De todo corazón, me siento internacionalista. Si de algo concerniente al compendio excluyente de los nacionalismos tengo con que quedarme, seguro que es con el profundo sentido de su cultura tradicional. Vemos --valga el ejemplo-- que, en cualquier manifestación de índole nacionalista, ya fuere de Euskadi o en Cataluña, encabezan la misma paisanos ataviados con sus indumentarias tradicionales, tañendo sus singulares instrumentos y cerrando tales encuentros con sus ancestrales danzas. Los chavales maman esto desde pequeños y, a lo largo de toda su vida, vibran ante la mínima chispa que encienda sus raíces populares.

Trasladándonos a nuestras penillanuras extremeñas, pese a toda la propaganda mediática de todos los agostos (festivales de los pueblos del mundo, festival de la sierra, festibarros, etcétera.), la realidad es muy otra. Quitando a las cuatro agrupaciones folklóricas que se mueven en las poblaciones de nuestra comunidad con mayor entidad demográfica, el panorama es desolador.

No vamos a entrar en que, en nuestros medios rurales, más de un 90% de los paisanos desconozcan el himno extremeño, o que otro porcentaje elevadísimo no sepa acertar con los colores de la bandera de Extremadura. Dejemos aparte el mundo de los símbolos, a veces tan poco sustanciosos y carentes de cimientos históricos o antropológicos. Pero lo que es vergonzoso y vergonzante es que, exceptuando una minoría, la juventud rural desprecie, se avergüence o pase olímpicamente de la manifestación tangible de sus raíces, del saber popular heredado de sus mayores, del folklore en definitiva.

Hemos constatado que pequeñas agrupaciones folklóricas desparramadas por nuestros escondidos pueblos, con gran enjundia etnomusicológica, subsisten a duras penas, sin subvenciones de tipo alguno y con grandes sacrificios personales. Y lo triste es que se ven incapaces de captar a gente joven, o la que tienen se escapa a la primera de cambio, azuzada por amigos y amigas que le afean el que se metan en ensayos de bailes "de viejos y viejas", en vez de darle al reguetón o a otros ritmos enlatados, importados de otras culturas, muy respetables, por cierto, pero muy alejados de nuestro entorno etnomusicológico.

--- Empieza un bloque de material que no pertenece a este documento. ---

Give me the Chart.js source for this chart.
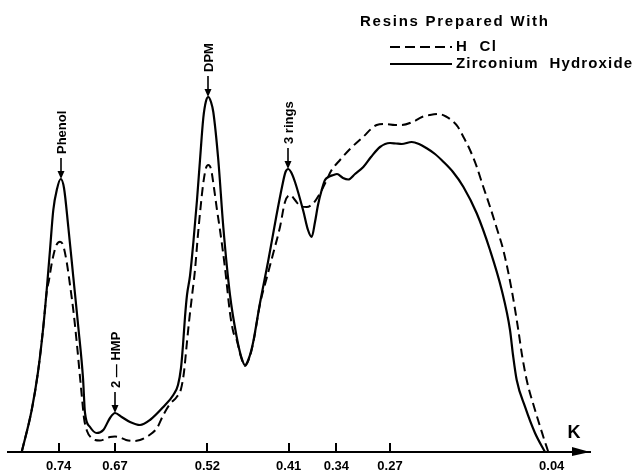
<!DOCTYPE html>
<html>
<head>
<meta charset="utf-8">
<title>Resins prepared with HCl / Zirconium Hydroxide</title>
<script src="https://cdn.jsdelivr.net/npm/chart.js@4.4.1/dist/chart.umd.min.js"></script>
<style>
  html, body { margin: 0; padding: 0; background: #fff; }
  canvas { display: block; }
</style>
</head>
<body>
<canvas id="chromChart" width="635" height="471"></canvas>
<script>
// Elution position along the column (arbitrary units) and K tick labels
const kTickPos = [50.7, 107, 199.3, 280.7, 328.3, 382, 543.7];
const kTickLabels = ['0.74', '0.67', '0.52', '0.41', '0.34', '0.27', '0.04'];
const kTickMarks = [true, true, true, true, true, true, false];

// Zirconium Hydroxide resin (solid line)
const zrPos = [13.7, 23.7, 30, 35.3, 38.7, 42, 45.3, 49, 52.7, 56, 60.3, 65.3, 70.3, 75, 77, 82, 88.7, 95.3,
  102, 107, 113.7, 122, 132, 142, 155.3, 165.3, 170, 173, 175, 177, 179, 182, 185.3, 189, 192, 195.3, 198,
  200.3, 203, 205.3, 210.3, 215.3, 222, 228.7, 233, 237, 241, 245, 252, 260, 268, 274, 277.5, 280.3, 283,
  287, 295.3, 300, 303.7, 307, 310, 313.7, 317, 320.3, 325.3, 329, 335, 340.3, 347, 355.3, 363, 372, 382,
  388, 393.7, 403.7, 411, 418.7, 427, 435.3, 445, 455.3, 468.7, 482, 493.7, 502, 505, 508.7, 517, 527, 537];
const zrResponse = [0, 42, 80, 125, 162, 202, 242, 263, 273, 264, 225, 175, 125, 74, 39, 25, 19, 22,
  34, 39, 35, 30, 27, 32, 45, 57, 67, 84, 107, 135, 157, 176, 209, 252, 292, 334, 351,
  355, 350, 340, 292, 225, 157, 115, 96, 87, 94, 109, 149, 190, 234, 265, 280, 283, 280,
  270, 241, 222, 215, 230, 247, 262, 272, 275, 277, 278, 274, 272.5, 278, 285, 295, 305, 309,
  308.5, 308, 310, 308, 303.7, 298, 290.3, 280, 265.3, 238.7, 202, 162, 122, 97, 72, 45.3, 19, 0];

// HCl resin (dashed line)
const hclPos = [13.7, 23.7, 30, 35.3, 38.7, 41, 44, 48, 52, 55, 58.7, 62, 65.3, 69, 72, 74, 76, 79, 83, 87,
  92, 97, 102, 107, 112, 118, 125, 132, 140, 149, 155.3, 162, 168.7, 173, 176, 178.5, 181, 184, 187, 189.5,
  192, 195.3, 198, 200.3, 203, 206, 209, 212, 217, 222, 225.3, 228.7, 233, 237, 241, 245, 252, 258.7, 265.3,
  272, 277, 282, 287, 292, 298.7, 305.3, 312, 318.7, 323, 332, 342, 355, 368.7, 377, 387, 393.7, 405.3, 414,
  422, 430.3, 438, 445.3, 450, 455.3, 462, 468.7, 475, 482, 489, 495.3, 503.7, 510.3, 514, 518.7, 527, 535.3, 540.3];
const hclResponse = [0, 42, 80, 125, 160, 172, 190, 206, 210.3, 207, 190, 167, 142, 107, 75, 54, 34, 21, 14.5, 12,
  11.5, 13, 15, 15.5, 14.5, 12, 11, 12, 16, 24, 37, 48, 55, 63, 80, 105, 130, 156, 182, 212,
  239, 269, 284, 287, 283, 264, 242, 222, 184, 139, 120, 112, 95, 86, 93, 108, 148, 174, 199,
  225, 250, 257, 252, 246, 245, 248.7, 258.7, 272, 281, 292, 303, 315, 327, 328, 327, 327, 330.3, 335,
  337, 338, 335.5, 330.3, 325, 315.3, 302, 285.3, 266, 245.3, 223, 202, 162, 122, 97, 72, 42, 15.3, 0];

// Peak annotations
const peakNames = ['Phenol', '2 \u2014 HMP', 'DPM', '3 rings'];
const peakPos = [52.7, 107, 200.3, 280.3];
const peakTop = [273, 39, 355, 283];

const seriesNames = ['H  Cl', 'Zirconium  Hydroxide'];
const legendTitle = 'Resins Prepared With';

const FONT = "'Liberation Sans', Arial, sans-serif";

const toPoints = (xs, ys) => xs.map((x, i) => ({ x: x, y: ys[i] }));

// texto con espaciado para llegar al ancho del original
function spacedText(ctx, text, x, y, width) {
    ctx.letterSpacing = '0px';
    const w = ctx.measureText(text).width;
    const extra = Math.max(0, (width - w) / (text.length - 1));
    ctx.letterSpacing = extra.toFixed(2) + 'px';
    ctx.fillText(text, x, y);
    ctx.letterSpacing = '0px';
}

// Ejes, flechas y leyenda dibujados sobre las escalas de Chart.js
const decorPlugin = {
    id: 'decor',
    afterDraw(chart) {
        const ctx = chart.ctx;
        const xs = chart.scales.x;
        const ys = chart.scales.y;
        const base = chart.chartArea.bottom;
        ctx.save();
        ctx.strokeStyle = '#000';
        ctx.fillStyle = '#000';

        // tick marks pointing up into the plot
        ctx.lineWidth = 2;
        kTickPos.forEach((v, i) => {
            if (!kTickMarks[i]) return;
            const px = Math.round(xs.getPixelForValue(v));
            ctx.beginPath();
            ctx.moveTo(px, base);
            ctx.lineTo(px, base - 9);
            ctx.stroke();
        });

        // arrow head at the end of the axis
        const right = chart.chartArea.right;
        ctx.beginPath();
        ctx.moveTo(right - 18, base - 5);
        ctx.lineTo(right, base);
        ctx.lineTo(right - 18, base + 4);
        ctx.closePath();
        ctx.fill();

        ctx.font = 'bold 18px ' + FONT;
        ctx.textAlign = 'center';
        ctx.textBaseline = 'middle';
        ctx.fillText('K', right - 16, base - 19);

        // peak labels with arrows
        ctx.font = 'bold 13px ' + FONT;
        peakNames.forEach((name, i) => {
            const px = Math.round(xs.getPixelForValue(peakPos[i]));
            const tip = ys.getPixelForValue(peakTop[i]);
            ctx.lineWidth = 1.6;
            ctx.beginPath();
            ctx.moveTo(px, tip - 21);
            ctx.lineTo(px, tip - 2);
            ctx.stroke();
            ctx.beginPath();
            ctx.moveTo(px - 3.5, tip - 8);
            ctx.lineTo(px, tip);
            ctx.lineTo(px + 3.5, tip - 8);
            ctx.closePath();
            ctx.fill();
            ctx.save();
            ctx.translate(px, tip - 25);
            ctx.rotate(-Math.PI / 2);
            ctx.textAlign = 'left';
            ctx.textBaseline = 'middle';
            ctx.fillText(name, 0, 1);
            ctx.restore();
        });

        // legend
        ctx.font = 'bold 15px ' + FONT;
        ctx.textAlign = 'left';
        ctx.textBaseline = 'middle';
        spacedText(ctx, legendTitle, 360, 22, 188);
        const rows = [47, 64];
        const widths = [40, 176];
        chart.data.datasets.forEach((ds, i) => {
            ctx.lineWidth = 2;
            ctx.setLineDash(ds.borderDash && ds.borderDash.length ? [10, 5] : []);
            ctx.beginPath();
            ctx.moveTo(390, rows[i]);
            ctx.lineTo(452, rows[i]);
            ctx.stroke();
            ctx.setLineDash([]);
            spacedText(ctx, seriesNames[i], 456, rows[i], widths[i]);
        });
        ctx.restore();
    }
};

const chromChart = new Chart(document.getElementById('chromChart'), {
    type: 'line',
    data: {
        datasets: [{
            label: seriesNames[0],
            data: toPoints(hclPos, hclResponse),
            borderColor: '#000',
            borderWidth: 2,
            borderDash: [9, 5],
            pointRadius: 0,
            cubicInterpolationMode: 'monotone',
            fill: false
        }, {
            label: seriesNames[1],
            data: toPoints(zrPos, zrResponse),
            borderColor: '#000',
            borderWidth: 2.2,
            pointRadius: 0,
            cubicInterpolationMode: 'monotone',
            fill: false
        }]
    },
    options: {
        responsive: false,
        animation: false,
        devicePixelRatio: 1,
        layout: {
            padding: { left: 8, right: 45, top: 0, bottom: 0 }
        },
        plugins: {
            legend: { display: false },
            tooltip: { enabled: false }
        },
        scales: {
            x: {
                type: 'linear',
                min: 0,
                max: 582,
                grid: { display: false, drawTicks: false, tickLength: 0 },
                border: { display: true, color: '#000', width: 2 },
                afterBuildTicks: (scale) => {
                    scale.ticks = kTickPos.map(v => ({ value: v }));
                },
                afterFit: (scale) => {
                    scale.height = 19;
                },
                ticks: {
                    autoSkip: false,
                    maxRotation: 0,
                    padding: 7,
                    color: '#000',
                    font: { family: FONT, size: 13, weight: 'bold' },
                    callback: (value, index) => kTickLabels[index]
                }
            },
            y: {
                type: 'linear',
                display: false,
                min: 0,
                max: 452
            }
        }
    },
    plugins: [decorPlugin]
});
</script>
</body>
</html>
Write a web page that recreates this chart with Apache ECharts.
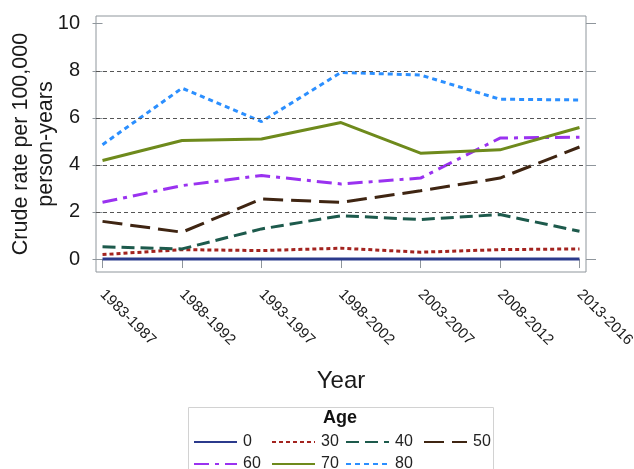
<!DOCTYPE html>
<html>
<head>
<meta charset="utf-8">
<script src="https://cdn.jsdelivr.net/npm/echarts@6/dist/echarts.min.js"></script>
<style>
  html, body { margin: 0; padding: 0; background: #fff; }
  #chart { width: 634px; height: 469px; }
</style>
</head>
<body>
<div id="chart"></div>
<script>
// Periods on the horizontal axis
const periods = ['1983-1987', '1988-1992', '1993-1997', '1998-2002', '2003-2007', '2008-2012', '2013-2016'];

// Crude rate per 100,000 person-years, by age group
const age0  = [0, 0, 0, 0, 0, 0, 0];
const age30 = [0.19, 0.40, 0.36, 0.46, 0.29, 0.40, 0.43];
const age40 = [0.52, 0.43, 1.28, 1.84, 1.68, 1.89, 1.18];
const age50 = [1.60, 1.14, 2.55, 2.41, 2.90, 3.44, 4.76];
const age60 = [2.41, 3.12, 3.55, 3.19, 3.44, 5.14, 5.18];
const age70 = [4.19, 5.04, 5.10, 5.80, 4.50, 4.64, 5.59];
const age80 = [4.86, 7.26, 5.84, 7.93, 7.82, 6.79, 6.76];

// Axis ticks and reference lines
const yTicks = [0, 2, 4, 6, 8, 10];
const refLines = [2, 4, 6, 8];

const FONT = "'Liberation Sans', Arial, Helvetica, sans-serif";
const FRAME = '#8f969c';

const groups = [
  { name: '0',  data: age0,  color: '#2b3a8c', type: 'solid' },
  { name: '30', data: age30, color: '#a3231f', type: [4, 3] },
  { name: '40', data: age40, color: '#1d5a4c', type: [13, 6] },
  { name: '50', data: age50, color: '#3f2512', type: [20, 8] },
  { name: '60', data: age60, color: '#9a32f0', type: [15, 6, 4, 6] },
  { name: '70', data: age70, color: '#6e8a1c', type: 'solid' },
  { name: '80', data: age80, color: '#2b8fff', type: [5, 4] }
];

const series = groups.map(g => ({
  name: g.name,
  type: 'line',
  data: g.data.map((v, i) => [i, v]),
  symbol: 'none',
  z: 3,
  color: g.color,
  lineStyle: { color: g.color, width: 3, type: g.type },
  emphasis: { disabled: true }
}));

// Dashed horizontal reference lines across the plot frame
series.unshift({
  name: 'ref',
  type: 'line',
  data: [],
  z: 1,
  silent: true,
  markLine: {
    silent: true,
    symbol: 'none',
    label: { show: false },
    lineStyle: { color: '#555', width: 1, type: [4, 3] },
    data: refLines.map(v => ({ yAxis: v }))
  }
});

// One vertical legend per column so the columns line up in a fixed grid
const legendBase = {
  orient: 'vertical',
  top: 434,
  height: 60,
  padding: 0,
  itemWidth: 43,
  itemHeight: 14,
  itemGap: 6,
  selectedMode: false,
  itemStyle: { opacity: 0 },
  textStyle: { fontFamily: FONT, fontSize: 16, color: '#222', padding: [0, 0, 0, 1] }
};

const chart = echarts.init(document.getElementById('chart'), null, { renderer: 'canvas' });

chart.setOption({
  animation: false,
  backgroundColor: '#fff',
  textStyle: { fontFamily: FONT },
  title: {
    text: 'Age',
    left: 323,
    top: 409,
    padding: 0,
    textStyle: { fontFamily: FONT, fontSize: 18, fontWeight: 'bold', color: '#111' }
  },
  legend: [
    Object.assign({}, legendBase, { left: 193, data: ['0', '60'] }),
    Object.assign({}, legendBase, { left: 271, data: ['30', '70'] }),
    Object.assign({}, legendBase, { left: 345, data: ['40', '80'] }),
    Object.assign({}, legendBase, { left: 423, data: ['50'] })
  ],
  graphic: [{
    type: 'rect',
    shape: { x: 188.5, y: 407.5, width: 305, height: 80 },
    style: { fill: 'none', stroke: '#d2d2d2', lineWidth: 1 },
    silent: true
  }],
  grid: {
    left: 96, top: 16, right: 48, bottom: 197,
    containLabel: false,
    outerBoundsMode: 'none',
    show: true,
    borderColor: FRAME,
    borderWidth: 1,
    backgroundColor: 'transparent'
  },
  xAxis: {
    type: 'value',
    min: -0.082,
    max: 6.082,
    axisLine: { show: false },
    splitLine: { show: false },
    axisTick: {
      show: true, inside: false, length: 9,
      customValues: periods.map((p, i) => i),
      lineStyle: { color: FRAME, width: 1 }
    },
    axisLabel: {
      customValues: periods.map((p, i) => i),
      rotate: -45,
      margin: 20,
      padding: [42, 0, 0, 0],
      fontSize: 15,
      color: '#1a1a1a',
      fontFamily: FONT,
      formatter: v => periods[Math.round(v)]
    },
    name: 'Year',
    nameLocation: 'middle',
    nameGap: 97,
    nameMoveOverlap: false,
    nameTextStyle: { fontSize: 24, color: '#1a1a1a', fontFamily: FONT }
  },
  yAxis: [{
    type: 'value',
    position: 'left',
    min: -0.551,
    max: 10.327,
    axisLine: { show: false },
    splitLine: { show: false },
    axisTick: {
      show: true, inside: false, length: 10,
      customValues: yTicks,
      lineStyle: { color: FRAME, width: 1 }
    },
    axisLabel: {
      customValues: yTicks,
      margin: 16,
      fontSize: 20,
      color: '#1a1a1a',
      fontFamily: FONT
    },
    name: 'Crude rate per 100,000\nperson-years',
    nameLocation: 'middle',
    nameGap: 37,
    nameMoveOverlap: false,
    nameRotate: 90,
    nameTextStyle: {
      fontSize: 21.5, lineHeight: 25, color: '#1a1a1a', fontFamily: FONT,
      align: 'center'
    }
  }, {
    type: 'value',
    position: 'right',
    min: -0.551,
    max: 10.327,
    axisLine: { show: false },
    splitLine: { show: false },
    axisTick: {
      show: true, inside: false, length: 10,
      customValues: yTicks,
      lineStyle: { color: FRAME, width: 1 }
    },
    axisLabel: { show: false }
  }],
  series: series
});
</script>
</body>
</html>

Tristemente, también se detecta en nuestros medios rurales la predilección por aprender sevillanas antes que nuestras jotas , perantones , charráh , sandúngah o rejuíjuh . ¡Qué bien venden algunos la cultura andaluza y otros qué mal la extremeña! Y esta carencia o vacío identitario se apodera, en muchos casos, de las mentes de bastantes mandatarios, que subvencionan, en las fiestas locales o de las mancomunidades, costosos grupos de rock, y sólo ofrecen las miserables migajas a quienes llevan por calles, plazuelas y escenarios el genuino folklore de la tierra. Esto es la tónica común en los medios rurales extremeños, y bien se puede palpar dándose un garbeo, en el estío, por nuestros pueblos.

XSABEMOS DEx otras comunidades que ya, desde la escuela, incentivan pedagógicamente la cultura tradicional, poniendo sal y pimienta para que los alumnos y alumnas interioricen y valoren sus sustratos culturales y aprendan a proyectarlos. Falta hace que gente con las ideas meridianamente claras, con poder de decisión en los peldaños más elevados de la administración, aprenda a llevar el folklore a nuestras escuelas extremeñas y eche un capote a esos grupos y corroblas folklóricas que a duras penas se mantienen, siendo como son los únicos que salvaguardan los tuétanos de unos valores etnomusicológicos irisados de arcaicos y singulares cromatismos.